• **SUPPLIED DATA**:
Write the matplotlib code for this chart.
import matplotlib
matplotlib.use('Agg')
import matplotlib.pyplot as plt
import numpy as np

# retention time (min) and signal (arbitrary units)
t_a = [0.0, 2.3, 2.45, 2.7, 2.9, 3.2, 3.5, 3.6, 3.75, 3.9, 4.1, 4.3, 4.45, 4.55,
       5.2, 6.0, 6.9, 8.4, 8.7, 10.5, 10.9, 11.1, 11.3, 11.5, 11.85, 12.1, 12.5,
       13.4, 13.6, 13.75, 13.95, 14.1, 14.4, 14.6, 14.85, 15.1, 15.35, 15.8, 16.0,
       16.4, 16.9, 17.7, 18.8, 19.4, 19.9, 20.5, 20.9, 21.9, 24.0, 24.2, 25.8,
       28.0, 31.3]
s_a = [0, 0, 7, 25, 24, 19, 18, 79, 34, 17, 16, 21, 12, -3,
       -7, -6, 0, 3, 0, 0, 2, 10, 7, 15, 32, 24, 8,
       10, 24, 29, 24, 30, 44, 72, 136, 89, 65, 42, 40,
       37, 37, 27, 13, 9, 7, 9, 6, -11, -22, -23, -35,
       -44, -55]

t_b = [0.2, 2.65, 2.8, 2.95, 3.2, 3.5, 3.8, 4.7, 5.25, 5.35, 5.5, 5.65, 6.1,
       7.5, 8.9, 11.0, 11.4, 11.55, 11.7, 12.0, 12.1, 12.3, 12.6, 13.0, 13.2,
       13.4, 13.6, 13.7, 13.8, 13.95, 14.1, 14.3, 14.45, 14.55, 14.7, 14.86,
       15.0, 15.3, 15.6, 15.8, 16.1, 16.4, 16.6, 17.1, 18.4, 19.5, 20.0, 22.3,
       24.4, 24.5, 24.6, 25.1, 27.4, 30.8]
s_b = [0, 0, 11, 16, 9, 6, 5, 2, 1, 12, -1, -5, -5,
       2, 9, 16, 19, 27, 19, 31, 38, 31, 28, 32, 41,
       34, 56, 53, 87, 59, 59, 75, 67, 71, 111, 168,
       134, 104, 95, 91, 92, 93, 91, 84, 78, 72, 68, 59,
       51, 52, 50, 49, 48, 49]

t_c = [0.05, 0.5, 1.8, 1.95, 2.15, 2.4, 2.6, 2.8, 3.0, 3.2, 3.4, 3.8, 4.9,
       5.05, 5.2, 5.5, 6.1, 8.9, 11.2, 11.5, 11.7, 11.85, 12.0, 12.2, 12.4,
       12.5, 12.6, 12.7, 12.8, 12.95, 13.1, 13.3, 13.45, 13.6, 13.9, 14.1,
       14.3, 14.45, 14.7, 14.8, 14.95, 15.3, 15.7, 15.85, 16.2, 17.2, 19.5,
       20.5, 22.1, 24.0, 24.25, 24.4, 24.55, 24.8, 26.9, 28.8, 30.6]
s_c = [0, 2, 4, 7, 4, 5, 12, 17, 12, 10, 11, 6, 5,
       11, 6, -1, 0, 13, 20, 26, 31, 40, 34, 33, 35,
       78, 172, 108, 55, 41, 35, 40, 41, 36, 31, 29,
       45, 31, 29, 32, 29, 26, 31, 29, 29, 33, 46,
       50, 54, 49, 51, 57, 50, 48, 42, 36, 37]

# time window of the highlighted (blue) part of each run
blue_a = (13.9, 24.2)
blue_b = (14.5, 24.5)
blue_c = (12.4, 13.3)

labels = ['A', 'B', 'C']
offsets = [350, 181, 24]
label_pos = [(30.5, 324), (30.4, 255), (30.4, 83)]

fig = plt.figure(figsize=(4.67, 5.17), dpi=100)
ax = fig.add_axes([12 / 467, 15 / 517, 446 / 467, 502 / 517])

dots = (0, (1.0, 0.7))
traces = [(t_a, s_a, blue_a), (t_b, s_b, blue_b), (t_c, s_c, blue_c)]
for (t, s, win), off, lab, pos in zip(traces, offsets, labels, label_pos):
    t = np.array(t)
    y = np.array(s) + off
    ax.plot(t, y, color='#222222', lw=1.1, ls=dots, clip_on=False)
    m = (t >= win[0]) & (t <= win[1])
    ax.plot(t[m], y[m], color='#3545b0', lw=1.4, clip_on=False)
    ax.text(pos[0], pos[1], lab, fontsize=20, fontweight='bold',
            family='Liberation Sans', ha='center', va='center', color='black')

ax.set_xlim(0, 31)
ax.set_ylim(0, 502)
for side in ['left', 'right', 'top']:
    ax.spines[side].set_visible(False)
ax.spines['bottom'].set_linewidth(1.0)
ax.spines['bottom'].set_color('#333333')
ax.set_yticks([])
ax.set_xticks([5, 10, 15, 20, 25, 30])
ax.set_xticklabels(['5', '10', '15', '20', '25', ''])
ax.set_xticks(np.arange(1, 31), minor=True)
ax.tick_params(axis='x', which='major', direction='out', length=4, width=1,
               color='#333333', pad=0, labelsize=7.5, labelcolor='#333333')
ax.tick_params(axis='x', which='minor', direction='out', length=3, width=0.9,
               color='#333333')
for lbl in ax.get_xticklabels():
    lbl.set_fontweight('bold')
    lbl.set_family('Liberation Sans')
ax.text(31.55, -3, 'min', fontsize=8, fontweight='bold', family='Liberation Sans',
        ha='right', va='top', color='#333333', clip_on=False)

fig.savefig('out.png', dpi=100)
--
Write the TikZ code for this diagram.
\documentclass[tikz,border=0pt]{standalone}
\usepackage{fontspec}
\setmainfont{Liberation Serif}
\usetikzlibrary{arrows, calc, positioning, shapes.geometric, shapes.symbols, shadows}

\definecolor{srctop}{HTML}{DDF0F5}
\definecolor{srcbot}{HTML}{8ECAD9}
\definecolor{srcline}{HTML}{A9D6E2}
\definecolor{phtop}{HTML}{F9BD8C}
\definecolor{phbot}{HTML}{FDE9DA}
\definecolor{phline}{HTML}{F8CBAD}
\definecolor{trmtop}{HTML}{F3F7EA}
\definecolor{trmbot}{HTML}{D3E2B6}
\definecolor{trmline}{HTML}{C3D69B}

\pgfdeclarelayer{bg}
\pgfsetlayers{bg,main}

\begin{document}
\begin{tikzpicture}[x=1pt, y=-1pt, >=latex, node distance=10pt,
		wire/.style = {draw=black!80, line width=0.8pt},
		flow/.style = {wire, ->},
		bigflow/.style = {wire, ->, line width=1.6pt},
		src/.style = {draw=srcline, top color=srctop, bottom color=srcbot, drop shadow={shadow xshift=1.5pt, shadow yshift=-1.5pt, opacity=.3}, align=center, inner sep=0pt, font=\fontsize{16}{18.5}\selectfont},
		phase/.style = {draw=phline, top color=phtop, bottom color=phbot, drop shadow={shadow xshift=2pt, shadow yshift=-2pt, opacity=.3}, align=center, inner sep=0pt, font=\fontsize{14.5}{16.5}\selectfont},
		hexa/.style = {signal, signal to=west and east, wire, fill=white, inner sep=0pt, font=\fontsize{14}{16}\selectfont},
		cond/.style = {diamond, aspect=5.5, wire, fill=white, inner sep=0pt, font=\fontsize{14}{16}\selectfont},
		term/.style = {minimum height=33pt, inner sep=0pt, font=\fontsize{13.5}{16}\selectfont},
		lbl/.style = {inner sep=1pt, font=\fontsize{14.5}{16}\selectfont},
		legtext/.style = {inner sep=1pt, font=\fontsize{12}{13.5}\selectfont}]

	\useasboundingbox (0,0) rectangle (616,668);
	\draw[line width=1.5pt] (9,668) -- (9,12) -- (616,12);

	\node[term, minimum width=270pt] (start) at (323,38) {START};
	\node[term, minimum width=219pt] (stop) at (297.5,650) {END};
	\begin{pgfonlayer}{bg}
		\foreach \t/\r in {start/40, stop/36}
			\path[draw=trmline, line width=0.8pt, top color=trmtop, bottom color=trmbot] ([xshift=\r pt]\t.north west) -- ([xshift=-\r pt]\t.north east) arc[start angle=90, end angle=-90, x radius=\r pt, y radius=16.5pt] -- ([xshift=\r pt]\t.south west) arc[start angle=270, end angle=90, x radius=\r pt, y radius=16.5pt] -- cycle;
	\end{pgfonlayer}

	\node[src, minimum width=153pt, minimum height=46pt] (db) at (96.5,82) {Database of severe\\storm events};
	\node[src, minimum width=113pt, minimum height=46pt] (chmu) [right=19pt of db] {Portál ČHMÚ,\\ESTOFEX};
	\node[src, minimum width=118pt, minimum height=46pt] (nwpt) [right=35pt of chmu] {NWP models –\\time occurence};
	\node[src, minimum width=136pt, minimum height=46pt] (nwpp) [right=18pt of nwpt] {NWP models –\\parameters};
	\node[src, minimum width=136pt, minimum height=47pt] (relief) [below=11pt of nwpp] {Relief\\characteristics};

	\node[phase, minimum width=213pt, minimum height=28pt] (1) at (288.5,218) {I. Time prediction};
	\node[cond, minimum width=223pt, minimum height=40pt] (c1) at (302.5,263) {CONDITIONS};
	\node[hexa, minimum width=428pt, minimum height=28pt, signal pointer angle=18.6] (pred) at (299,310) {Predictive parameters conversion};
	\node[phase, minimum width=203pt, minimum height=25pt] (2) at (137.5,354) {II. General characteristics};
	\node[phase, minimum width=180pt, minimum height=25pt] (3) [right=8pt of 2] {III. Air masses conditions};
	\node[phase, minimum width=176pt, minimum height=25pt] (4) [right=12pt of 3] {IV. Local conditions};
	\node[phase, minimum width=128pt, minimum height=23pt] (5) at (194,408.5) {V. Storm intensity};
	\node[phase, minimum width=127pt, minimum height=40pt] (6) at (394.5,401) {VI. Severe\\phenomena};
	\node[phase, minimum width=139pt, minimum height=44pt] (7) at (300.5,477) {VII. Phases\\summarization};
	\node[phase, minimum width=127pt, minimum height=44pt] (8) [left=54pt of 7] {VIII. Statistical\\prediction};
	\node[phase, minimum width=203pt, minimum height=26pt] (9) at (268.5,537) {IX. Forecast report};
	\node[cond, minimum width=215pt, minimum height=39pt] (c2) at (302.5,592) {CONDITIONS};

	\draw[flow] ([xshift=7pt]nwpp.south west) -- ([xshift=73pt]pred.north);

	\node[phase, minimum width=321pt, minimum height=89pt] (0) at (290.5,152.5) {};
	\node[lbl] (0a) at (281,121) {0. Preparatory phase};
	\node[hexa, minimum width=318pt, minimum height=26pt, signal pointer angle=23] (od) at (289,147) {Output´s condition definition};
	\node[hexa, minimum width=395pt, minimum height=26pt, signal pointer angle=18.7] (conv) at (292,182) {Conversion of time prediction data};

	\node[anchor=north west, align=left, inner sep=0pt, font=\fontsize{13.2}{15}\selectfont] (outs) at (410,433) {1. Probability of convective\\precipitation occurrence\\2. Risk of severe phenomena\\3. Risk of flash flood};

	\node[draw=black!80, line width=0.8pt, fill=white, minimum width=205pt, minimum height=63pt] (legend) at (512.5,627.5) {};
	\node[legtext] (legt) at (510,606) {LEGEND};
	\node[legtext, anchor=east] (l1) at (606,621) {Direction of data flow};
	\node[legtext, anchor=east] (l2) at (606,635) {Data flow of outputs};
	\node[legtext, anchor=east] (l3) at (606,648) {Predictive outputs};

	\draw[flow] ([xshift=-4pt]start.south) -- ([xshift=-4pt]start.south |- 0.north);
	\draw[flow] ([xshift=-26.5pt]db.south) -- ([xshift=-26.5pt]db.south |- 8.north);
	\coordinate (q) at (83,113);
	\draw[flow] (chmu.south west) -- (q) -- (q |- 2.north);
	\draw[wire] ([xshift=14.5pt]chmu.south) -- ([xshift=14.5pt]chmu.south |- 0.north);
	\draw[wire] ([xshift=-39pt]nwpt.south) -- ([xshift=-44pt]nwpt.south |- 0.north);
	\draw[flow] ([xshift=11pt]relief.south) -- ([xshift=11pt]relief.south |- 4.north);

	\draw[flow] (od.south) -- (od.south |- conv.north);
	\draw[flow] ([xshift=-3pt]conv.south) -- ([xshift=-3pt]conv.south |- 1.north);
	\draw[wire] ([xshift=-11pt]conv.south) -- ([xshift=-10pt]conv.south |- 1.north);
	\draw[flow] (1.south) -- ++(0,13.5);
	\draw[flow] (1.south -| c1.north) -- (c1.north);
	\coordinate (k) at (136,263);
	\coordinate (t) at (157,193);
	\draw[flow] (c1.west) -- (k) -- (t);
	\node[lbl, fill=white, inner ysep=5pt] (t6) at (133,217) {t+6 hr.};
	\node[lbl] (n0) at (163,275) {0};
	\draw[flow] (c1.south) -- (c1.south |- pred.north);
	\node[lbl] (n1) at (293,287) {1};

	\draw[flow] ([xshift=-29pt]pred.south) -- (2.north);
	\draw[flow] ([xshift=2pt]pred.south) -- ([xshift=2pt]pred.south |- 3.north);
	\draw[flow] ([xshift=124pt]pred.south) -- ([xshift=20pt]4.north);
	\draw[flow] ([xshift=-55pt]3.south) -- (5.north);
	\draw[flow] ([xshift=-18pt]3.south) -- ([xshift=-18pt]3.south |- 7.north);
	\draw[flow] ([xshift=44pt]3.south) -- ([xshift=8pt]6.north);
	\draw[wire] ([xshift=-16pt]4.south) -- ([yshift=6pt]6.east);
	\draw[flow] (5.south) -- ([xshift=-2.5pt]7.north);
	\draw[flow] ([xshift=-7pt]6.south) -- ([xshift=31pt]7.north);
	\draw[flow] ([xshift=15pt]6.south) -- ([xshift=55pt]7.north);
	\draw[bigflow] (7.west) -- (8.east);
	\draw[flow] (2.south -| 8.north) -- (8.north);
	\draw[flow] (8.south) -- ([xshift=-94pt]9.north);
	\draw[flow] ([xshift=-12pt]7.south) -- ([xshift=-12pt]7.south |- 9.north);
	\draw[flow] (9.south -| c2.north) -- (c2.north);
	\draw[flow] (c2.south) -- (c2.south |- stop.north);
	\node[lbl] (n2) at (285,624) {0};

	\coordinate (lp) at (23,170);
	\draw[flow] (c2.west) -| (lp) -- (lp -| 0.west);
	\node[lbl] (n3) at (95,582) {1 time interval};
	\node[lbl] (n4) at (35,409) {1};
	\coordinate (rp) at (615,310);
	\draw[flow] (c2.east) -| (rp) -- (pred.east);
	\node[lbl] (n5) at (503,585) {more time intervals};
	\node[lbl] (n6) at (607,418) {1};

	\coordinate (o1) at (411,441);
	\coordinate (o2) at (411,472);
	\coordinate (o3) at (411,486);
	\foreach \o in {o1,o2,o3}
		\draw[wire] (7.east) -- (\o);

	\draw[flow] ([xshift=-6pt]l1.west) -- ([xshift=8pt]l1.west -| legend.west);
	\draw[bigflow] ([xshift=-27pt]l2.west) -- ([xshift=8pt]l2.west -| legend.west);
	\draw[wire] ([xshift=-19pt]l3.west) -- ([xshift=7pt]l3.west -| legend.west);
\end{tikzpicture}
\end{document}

• **TASK TO COMPLETE**:
Nothing but the lines from the line that contains "Write the matplotlib code for this chart." through the line that contains "import numpy as np" should be given again, each exactly as it stands, both ends included.

• **SOLUTION FOR THIS EXERCISE**:
Write the matplotlib code for this chart.
import matplotlib
matplotlib.use('Agg')
import matplotlib.pyplot as plt
import numpy as np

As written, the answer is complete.